Dennis Harwick, president of the Minneapolis-based Captive Insurance Companies Association, said he asked people familiar with how the IRS operates about the quick reversal, and in his words, "Frankly, none of them could remember that ever happening."

That's how effective the captive industry's counterattack was.

So was it the hundreds of thousands of dollars spent on technical research by CICA and its partner in the Coalition for Fairness to Captive Insurers, the Vermont Captive Insurance Association, that punked out the IRS?

Or was it a parallel lobbying effort by the Self Insurance Institute of America Inc. and its alliance with captive insurance organizations in South Carolina, Montana and Washington, D.C., that did the trick?

Guess what? Who cares?

The point is that the industry was able to get the job done and perhaps will be able to use the cooperative energy assembled in the firefight over the IRS' proposed tax-deduction regulations to be an even more effective force collectively in the future.

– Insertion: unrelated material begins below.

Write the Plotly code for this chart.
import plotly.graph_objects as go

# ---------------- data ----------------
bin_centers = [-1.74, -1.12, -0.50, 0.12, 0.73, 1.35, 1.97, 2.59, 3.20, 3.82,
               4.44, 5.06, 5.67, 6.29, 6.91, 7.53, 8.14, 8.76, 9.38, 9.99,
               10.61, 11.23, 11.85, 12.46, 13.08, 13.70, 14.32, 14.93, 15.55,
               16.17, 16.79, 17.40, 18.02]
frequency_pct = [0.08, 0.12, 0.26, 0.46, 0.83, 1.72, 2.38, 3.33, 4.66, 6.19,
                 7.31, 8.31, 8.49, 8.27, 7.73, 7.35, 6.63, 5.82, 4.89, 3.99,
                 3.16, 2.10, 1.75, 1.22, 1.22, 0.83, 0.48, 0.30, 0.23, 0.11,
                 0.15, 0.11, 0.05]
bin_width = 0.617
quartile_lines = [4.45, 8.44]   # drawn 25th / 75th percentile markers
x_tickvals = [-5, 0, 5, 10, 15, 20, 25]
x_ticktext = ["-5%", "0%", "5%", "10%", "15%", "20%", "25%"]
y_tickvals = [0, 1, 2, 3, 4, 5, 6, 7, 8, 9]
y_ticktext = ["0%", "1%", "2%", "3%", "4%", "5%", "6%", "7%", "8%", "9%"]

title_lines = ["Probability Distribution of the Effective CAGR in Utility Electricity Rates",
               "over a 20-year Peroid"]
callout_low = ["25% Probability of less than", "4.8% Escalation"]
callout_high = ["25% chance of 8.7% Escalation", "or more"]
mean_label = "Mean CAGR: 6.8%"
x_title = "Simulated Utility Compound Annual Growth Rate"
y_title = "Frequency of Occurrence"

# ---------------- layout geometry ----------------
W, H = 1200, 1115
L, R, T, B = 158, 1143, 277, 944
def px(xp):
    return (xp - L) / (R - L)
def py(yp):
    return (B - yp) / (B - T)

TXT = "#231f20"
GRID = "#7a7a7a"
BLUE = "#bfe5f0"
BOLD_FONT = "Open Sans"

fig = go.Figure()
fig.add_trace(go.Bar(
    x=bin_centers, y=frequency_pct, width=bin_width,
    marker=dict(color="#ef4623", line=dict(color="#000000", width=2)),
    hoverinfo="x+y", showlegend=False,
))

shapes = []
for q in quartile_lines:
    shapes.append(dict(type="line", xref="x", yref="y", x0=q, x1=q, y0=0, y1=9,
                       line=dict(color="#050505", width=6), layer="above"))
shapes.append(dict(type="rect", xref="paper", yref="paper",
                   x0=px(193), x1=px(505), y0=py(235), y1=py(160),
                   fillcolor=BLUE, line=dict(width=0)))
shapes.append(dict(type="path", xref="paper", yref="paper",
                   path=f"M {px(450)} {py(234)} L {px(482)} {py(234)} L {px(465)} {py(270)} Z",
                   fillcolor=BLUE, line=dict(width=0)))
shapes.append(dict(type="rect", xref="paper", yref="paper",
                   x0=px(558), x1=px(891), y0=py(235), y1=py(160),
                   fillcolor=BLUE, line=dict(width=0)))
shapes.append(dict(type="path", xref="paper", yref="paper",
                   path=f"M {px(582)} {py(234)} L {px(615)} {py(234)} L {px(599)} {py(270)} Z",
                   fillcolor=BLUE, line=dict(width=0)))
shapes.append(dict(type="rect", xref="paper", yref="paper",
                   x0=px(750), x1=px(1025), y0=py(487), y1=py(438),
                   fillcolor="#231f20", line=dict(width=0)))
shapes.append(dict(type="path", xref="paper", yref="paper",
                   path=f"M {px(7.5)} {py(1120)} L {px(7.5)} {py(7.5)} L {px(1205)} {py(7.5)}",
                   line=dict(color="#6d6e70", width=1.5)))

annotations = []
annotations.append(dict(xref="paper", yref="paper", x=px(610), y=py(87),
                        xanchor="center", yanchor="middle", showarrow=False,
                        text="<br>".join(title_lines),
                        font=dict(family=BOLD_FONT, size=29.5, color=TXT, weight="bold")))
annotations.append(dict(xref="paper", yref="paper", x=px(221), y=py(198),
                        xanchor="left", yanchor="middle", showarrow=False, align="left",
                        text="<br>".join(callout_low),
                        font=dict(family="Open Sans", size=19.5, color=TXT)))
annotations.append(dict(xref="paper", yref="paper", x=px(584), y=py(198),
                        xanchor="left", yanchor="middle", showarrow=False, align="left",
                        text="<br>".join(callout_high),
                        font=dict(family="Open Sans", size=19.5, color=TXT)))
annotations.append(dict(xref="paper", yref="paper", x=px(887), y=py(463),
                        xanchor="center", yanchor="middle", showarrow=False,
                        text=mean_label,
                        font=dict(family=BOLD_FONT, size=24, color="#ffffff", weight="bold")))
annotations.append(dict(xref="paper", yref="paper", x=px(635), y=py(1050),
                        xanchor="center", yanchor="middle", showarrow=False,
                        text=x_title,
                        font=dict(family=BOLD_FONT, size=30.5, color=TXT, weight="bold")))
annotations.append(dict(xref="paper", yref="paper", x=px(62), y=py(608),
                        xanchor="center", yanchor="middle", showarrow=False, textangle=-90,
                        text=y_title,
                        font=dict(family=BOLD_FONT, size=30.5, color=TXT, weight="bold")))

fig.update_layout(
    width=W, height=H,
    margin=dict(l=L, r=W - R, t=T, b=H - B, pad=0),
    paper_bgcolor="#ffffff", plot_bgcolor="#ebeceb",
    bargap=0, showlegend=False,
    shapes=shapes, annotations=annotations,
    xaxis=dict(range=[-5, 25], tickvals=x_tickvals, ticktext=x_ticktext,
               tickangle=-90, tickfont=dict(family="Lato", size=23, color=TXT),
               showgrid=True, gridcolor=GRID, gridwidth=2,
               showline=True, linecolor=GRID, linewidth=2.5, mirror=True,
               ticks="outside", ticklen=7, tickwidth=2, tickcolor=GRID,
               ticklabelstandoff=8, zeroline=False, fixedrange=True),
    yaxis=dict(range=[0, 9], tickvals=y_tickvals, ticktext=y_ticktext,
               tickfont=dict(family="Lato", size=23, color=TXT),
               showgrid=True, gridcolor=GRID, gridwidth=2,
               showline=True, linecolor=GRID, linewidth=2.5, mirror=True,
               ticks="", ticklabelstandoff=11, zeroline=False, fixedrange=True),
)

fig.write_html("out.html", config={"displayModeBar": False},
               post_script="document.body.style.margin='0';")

"I think this is a tremendous example of the industry finally coming together in a close fashion to combat head-on a bureaucratic agency's posturing, if you will," said Dick Goff, a managing member of the Towson, Md.-based Taft Cos. LLC and president of the Simpsonville, S.C.-based Self-insurance Institute of America Inc.

The impact of the decision by the IRS to drop a proposal that would have deferred a tax deduction on domestic captive loss reserves for those captives that are included on their parent company's balance sheets should be fairly immediate, according to one Vermont captive management executive.

"We had at least one very serious prospect who wasn't going to move forward until they saw some resolution on this issue," said John Borch, the president of Champlain Captive Management Inc., based in South Burlington, Vt.

And, Borch said, if his smaller company was seeing that behavior from one of its clients, you should be able to take out your calculator and multiply the effect.

"I'm sure the larger players had several themselves. I think there was some pent-up demand from some companies waiting to see what happened before they moved forward," he said.

DAN REYNOLDS is senior editor of Risk & Insurance®.